**Exercise description:**
Repeat every entry word for word, skipping the pictures.

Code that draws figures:
· · · · ·
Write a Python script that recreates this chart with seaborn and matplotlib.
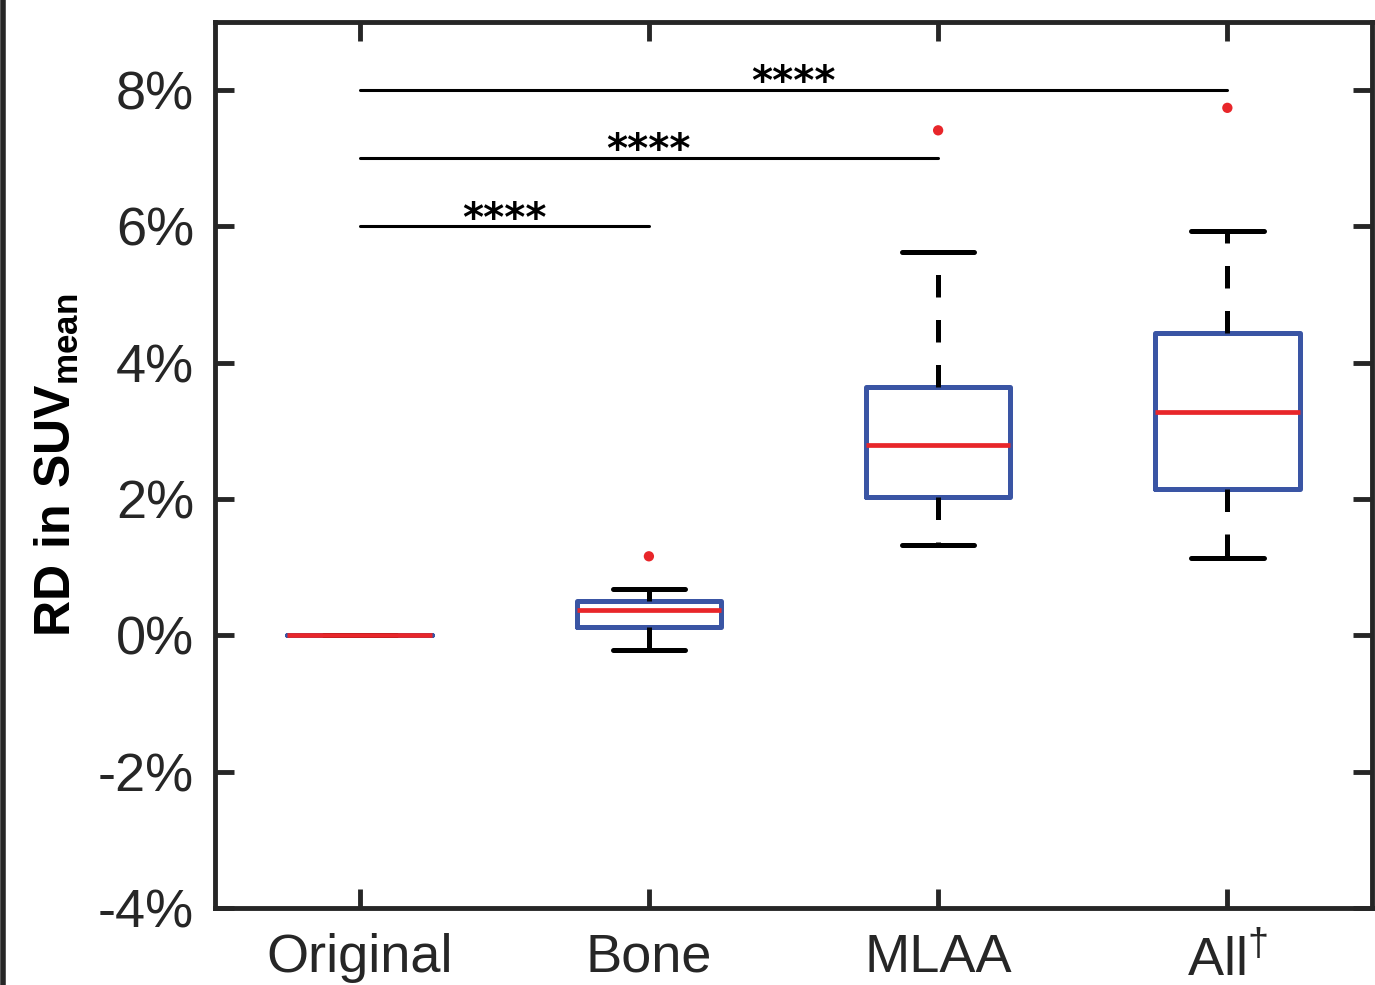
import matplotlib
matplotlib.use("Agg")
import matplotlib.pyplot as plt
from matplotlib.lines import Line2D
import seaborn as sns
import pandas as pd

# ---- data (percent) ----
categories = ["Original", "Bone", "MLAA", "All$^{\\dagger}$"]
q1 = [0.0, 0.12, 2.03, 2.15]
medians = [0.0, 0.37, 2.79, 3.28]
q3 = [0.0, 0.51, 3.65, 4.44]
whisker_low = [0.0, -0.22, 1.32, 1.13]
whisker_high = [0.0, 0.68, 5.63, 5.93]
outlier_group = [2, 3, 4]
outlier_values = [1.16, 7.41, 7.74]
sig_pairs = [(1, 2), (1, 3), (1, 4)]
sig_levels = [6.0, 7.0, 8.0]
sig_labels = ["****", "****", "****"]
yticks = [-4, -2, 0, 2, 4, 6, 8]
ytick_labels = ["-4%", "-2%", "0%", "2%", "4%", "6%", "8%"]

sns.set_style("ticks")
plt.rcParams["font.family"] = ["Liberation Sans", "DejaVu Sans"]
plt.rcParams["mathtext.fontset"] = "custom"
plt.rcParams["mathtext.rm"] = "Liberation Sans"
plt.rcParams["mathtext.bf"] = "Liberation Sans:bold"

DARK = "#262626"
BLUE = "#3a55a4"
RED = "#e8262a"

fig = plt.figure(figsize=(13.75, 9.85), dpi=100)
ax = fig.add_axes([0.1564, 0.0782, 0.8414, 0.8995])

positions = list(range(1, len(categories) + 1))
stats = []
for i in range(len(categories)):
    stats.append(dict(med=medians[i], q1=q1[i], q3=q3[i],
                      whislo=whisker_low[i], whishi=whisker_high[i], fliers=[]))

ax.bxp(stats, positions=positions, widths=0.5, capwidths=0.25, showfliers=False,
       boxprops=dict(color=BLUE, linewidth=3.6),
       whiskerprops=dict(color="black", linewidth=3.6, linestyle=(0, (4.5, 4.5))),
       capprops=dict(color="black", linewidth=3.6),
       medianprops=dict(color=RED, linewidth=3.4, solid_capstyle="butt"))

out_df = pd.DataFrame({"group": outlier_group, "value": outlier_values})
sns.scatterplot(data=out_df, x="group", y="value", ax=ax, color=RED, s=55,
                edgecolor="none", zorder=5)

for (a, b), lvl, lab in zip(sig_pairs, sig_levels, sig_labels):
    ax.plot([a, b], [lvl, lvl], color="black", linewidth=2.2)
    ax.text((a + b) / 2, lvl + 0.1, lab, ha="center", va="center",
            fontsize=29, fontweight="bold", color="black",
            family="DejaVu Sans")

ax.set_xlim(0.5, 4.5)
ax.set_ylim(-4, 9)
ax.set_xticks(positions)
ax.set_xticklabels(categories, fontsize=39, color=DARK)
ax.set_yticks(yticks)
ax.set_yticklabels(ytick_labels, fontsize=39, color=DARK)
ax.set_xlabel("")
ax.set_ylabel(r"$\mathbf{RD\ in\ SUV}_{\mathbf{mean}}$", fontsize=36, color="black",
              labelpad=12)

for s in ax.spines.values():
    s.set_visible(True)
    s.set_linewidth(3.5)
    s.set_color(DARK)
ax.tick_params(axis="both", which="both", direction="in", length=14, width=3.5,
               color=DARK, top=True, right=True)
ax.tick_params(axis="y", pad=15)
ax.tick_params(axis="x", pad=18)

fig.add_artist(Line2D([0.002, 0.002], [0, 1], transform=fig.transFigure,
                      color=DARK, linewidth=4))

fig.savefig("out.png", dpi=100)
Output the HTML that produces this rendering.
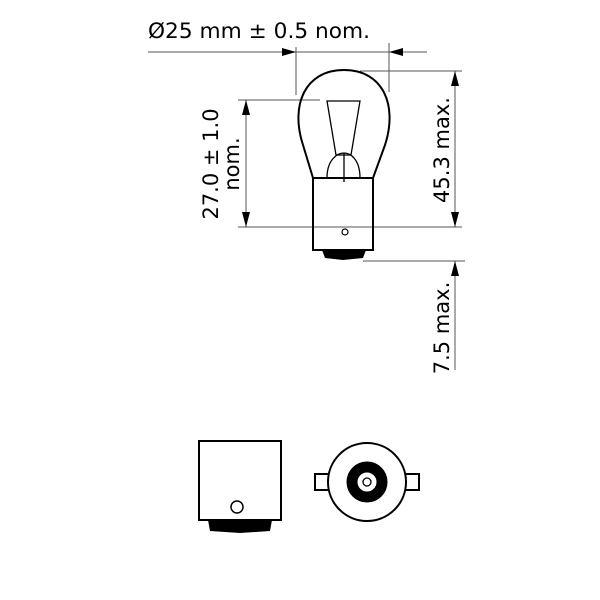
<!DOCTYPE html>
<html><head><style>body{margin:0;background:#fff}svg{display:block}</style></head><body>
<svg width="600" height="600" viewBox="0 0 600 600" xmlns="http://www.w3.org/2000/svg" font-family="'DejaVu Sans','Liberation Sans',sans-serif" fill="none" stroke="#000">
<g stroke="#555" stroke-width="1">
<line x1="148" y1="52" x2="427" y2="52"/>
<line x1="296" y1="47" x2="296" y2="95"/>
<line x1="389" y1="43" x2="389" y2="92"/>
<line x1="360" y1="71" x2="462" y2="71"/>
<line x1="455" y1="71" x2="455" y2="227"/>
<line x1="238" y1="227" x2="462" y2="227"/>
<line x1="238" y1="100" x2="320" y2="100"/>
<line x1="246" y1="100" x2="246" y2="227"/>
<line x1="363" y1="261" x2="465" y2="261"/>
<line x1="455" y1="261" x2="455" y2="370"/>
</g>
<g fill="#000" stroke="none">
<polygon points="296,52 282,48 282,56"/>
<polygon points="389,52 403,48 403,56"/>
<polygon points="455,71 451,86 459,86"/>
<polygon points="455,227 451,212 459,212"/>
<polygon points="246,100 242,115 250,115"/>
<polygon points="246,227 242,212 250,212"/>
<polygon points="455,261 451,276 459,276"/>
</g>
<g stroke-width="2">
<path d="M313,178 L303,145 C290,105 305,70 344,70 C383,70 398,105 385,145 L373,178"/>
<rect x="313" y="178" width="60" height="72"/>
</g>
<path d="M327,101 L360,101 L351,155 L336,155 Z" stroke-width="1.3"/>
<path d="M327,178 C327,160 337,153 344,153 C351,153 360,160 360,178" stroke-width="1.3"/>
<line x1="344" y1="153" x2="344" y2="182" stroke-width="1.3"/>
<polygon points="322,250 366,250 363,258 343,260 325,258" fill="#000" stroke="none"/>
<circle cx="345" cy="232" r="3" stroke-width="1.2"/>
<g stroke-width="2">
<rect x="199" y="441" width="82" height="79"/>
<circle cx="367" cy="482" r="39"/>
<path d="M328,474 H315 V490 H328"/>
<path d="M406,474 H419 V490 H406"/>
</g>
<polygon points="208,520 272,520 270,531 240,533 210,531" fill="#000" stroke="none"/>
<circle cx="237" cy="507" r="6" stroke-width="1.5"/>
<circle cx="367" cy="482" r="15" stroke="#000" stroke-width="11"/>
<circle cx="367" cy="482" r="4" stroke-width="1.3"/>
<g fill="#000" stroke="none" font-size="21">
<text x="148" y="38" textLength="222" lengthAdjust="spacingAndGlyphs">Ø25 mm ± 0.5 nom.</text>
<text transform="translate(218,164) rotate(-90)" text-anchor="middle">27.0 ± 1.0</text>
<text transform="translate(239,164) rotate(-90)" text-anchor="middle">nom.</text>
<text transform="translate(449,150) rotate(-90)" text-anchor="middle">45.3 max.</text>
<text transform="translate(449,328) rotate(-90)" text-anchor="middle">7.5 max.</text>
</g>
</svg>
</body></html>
· · · · ·
**Solution to this problem:**
Write a Python script that recreates this chart with seaborn and matplotlib.
import matplotlib
matplotlib.use("Agg")
import matplotlib.pyplot as plt
from matplotlib.lines import Line2D
import seaborn as sns
import pandas as pd

# ---- data (percent) ----
categories = ["Original", "Bone", "MLAA", "All$^{\\dagger}$"]
q1 = [0.0, 0.12, 2.03, 2.15]
medians = [0.0, 0.37, 2.79, 3.28]
q3 = [0.0, 0.51, 3.65, 4.44]
whisker_low = [0.0, -0.22, 1.32, 1.13]
whisker_high = [0.0, 0.68, 5.63, 5.93]
outlier_group = [2, 3, 4]
outlier_values = [1.16, 7.41, 7.74]
sig_pairs = [(1, 2), (1, 3), (1, 4)]
sig_levels = [6.0, 7.0, 8.0]
sig_labels = ["****", "****", "****"]
yticks = [-4, -2, 0, 2, 4, 6, 8]
ytick_labels = ["-4%", "-2%", "0%", "2%", "4%", "6%", "8%"]

sns.set_style("ticks")
plt.rcParams["font.family"] = ["Liberation Sans", "DejaVu Sans"]
plt.rcParams["mathtext.fontset"] = "custom"
plt.rcParams["mathtext.rm"] = "Liberation Sans"
plt.rcParams["mathtext.bf"] = "Liberation Sans:bold"

DARK = "#262626"
BLUE = "#3a55a4"
RED = "#e8262a"

fig = plt.figure(figsize=(13.75, 9.85), dpi=100)
ax = fig.add_axes([0.1564, 0.0782, 0.8414, 0.8995])

positions = list(range(1, len(categories) + 1))
stats = []
for i in range(len(categories)):
    stats.append(dict(med=medians[i], q1=q1[i], q3=q3[i],
                      whislo=whisker_low[i], whishi=whisker_high[i], fliers=[]))

ax.bxp(stats, positions=positions, widths=0.5, capwidths=0.25, showfliers=False,
       boxprops=dict(color=BLUE, linewidth=3.6),
       whiskerprops=dict(color="black", linewidth=3.6, linestyle=(0, (4.5, 4.5))),
       capprops=dict(color="black", linewidth=3.6),
       medianprops=dict(color=RED, linewidth=3.4, solid_capstyle="butt"))

out_df = pd.DataFrame({"group": outlier_group, "value": outlier_values})
sns.scatterplot(data=out_df, x="group", y="value", ax=ax, color=RED, s=55,
                edgecolor="none", zorder=5)

for (a, b), lvl, lab in zip(sig_pairs, sig_levels, sig_labels):
    ax.plot([a, b], [lvl, lvl], color="black", linewidth=2.2)
    ax.text((a + b) / 2, lvl + 0.1, lab, ha="center", va="center",
            fontsize=29, fontweight="bold", color="black",
            family="DejaVu Sans")

ax.set_xlim(0.5, 4.5)
ax.set_ylim(-4, 9)
ax.set_xticks(positions)
ax.set_xticklabels(categories, fontsize=39, color=DARK)
ax.set_yticks(yticks)
ax.set_yticklabels(ytick_labels, fontsize=39, color=DARK)
ax.set_xlabel("")
ax.set_ylabel(r"$\mathbf{RD\ in\ SUV}_{\mathbf{mean}}$", fontsize=36, color="black",
              labelpad=12)

for s in ax.spines.values():
    s.set_visible(True)
    s.set_linewidth(3.5)
    s.set_color(DARK)
ax.tick_params(axis="both", which="both", direction="in", length=14, width=3.5,
               color=DARK, top=True, right=True)
ax.tick_params(axis="y", pad=15)
ax.tick_params(axis="x", pad=18)

fig.add_artist(Line2D([0.002, 0.002], [0, 1], transform=fig.transFigure,
                      color=DARK, linewidth=4))

fig.savefig("out.png", dpi=100)
Output the HTML that produces this rendering.
<!DOCTYPE html>
<html><head><style>body{margin:0;background:#fff}svg{display:block}</style></head><body>
<svg width="600" height="600" viewBox="0 0 600 600" xmlns="http://www.w3.org/2000/svg" font-family="'DejaVu Sans','Liberation Sans',sans-serif" fill="none" stroke="#000">
<g stroke="#555" stroke-width="1">
<line x1="148" y1="52" x2="427" y2="52"/>
<line x1="296" y1="47" x2="296" y2="95"/>
<line x1="389" y1="43" x2="389" y2="92"/>
<line x1="360" y1="71" x2="462" y2="71"/>
<line x1="455" y1="71" x2="455" y2="227"/>
<line x1="238" y1="227" x2="462" y2="227"/>
<line x1="238" y1="100" x2="320" y2="100"/>
<line x1="246" y1="100" x2="246" y2="227"/>
<line x1="363" y1="261" x2="465" y2="261"/>
<line x1="455" y1="261" x2="455" y2="370"/>
</g>
<g fill="#000" stroke="none">
<polygon points="296,52 282,48 282,56"/>
<polygon points="389,52 403,48 403,56"/>
<polygon points="455,71 451,86 459,86"/>
<polygon points="455,227 451,212 459,212"/>
<polygon points="246,100 242,115 250,115"/>
<polygon points="246,227 242,212 250,212"/>
<polygon points="455,261 451,276 459,276"/>
</g>
<g stroke-width="2">
<path d="M313,178 L303,145 C290,105 305,70 344,70 C383,70 398,105 385,145 L373,178"/>
<rect x="313" y="178" width="60" height="72"/>
</g>
<path d="M327,101 L360,101 L351,155 L336,155 Z" stroke-width="1.3"/>
<path d="M327,178 C327,160 337,153 344,153 C351,153 360,160 360,178" stroke-width="1.3"/>
<line x1="344" y1="153" x2="344" y2="182" stroke-width="1.3"/>
<polygon points="322,250 366,250 363,258 343,260 325,258" fill="#000" stroke="none"/>
<circle cx="345" cy="232" r="3" stroke-width="1.2"/>
<g stroke-width="2">
<rect x="199" y="441" width="82" height="79"/>
<circle cx="367" cy="482" r="39"/>
<path d="M328,474 H315 V490 H328"/>
<path d="M406,474 H419 V490 H406"/>
</g>
<polygon points="208,520 272,520 270,531 240,533 210,531" fill="#000" stroke="none"/>
<circle cx="237" cy="507" r="6" stroke-width="1.5"/>
<circle cx="367" cy="482" r="15" stroke="#000" stroke-width="11"/>
<circle cx="367" cy="482" r="4" stroke-width="1.3"/>
<g fill="#000" stroke="none" font-size="21">
<text x="148" y="38" textLength="222" lengthAdjust="spacingAndGlyphs">Ø25 mm ± 0.5 nom.</text>
<text transform="translate(218,164) rotate(-90)" text-anchor="middle">27.0 ± 1.0</text>
<text transform="translate(239,164) rotate(-90)" text-anchor="middle">nom.</text>
<text transform="translate(449,150) rotate(-90)" text-anchor="middle">45.3 max.</text>
<text transform="translate(449,328) rotate(-90)" text-anchor="middle">7.5 max.</text>
</g>
</svg>
</body></html>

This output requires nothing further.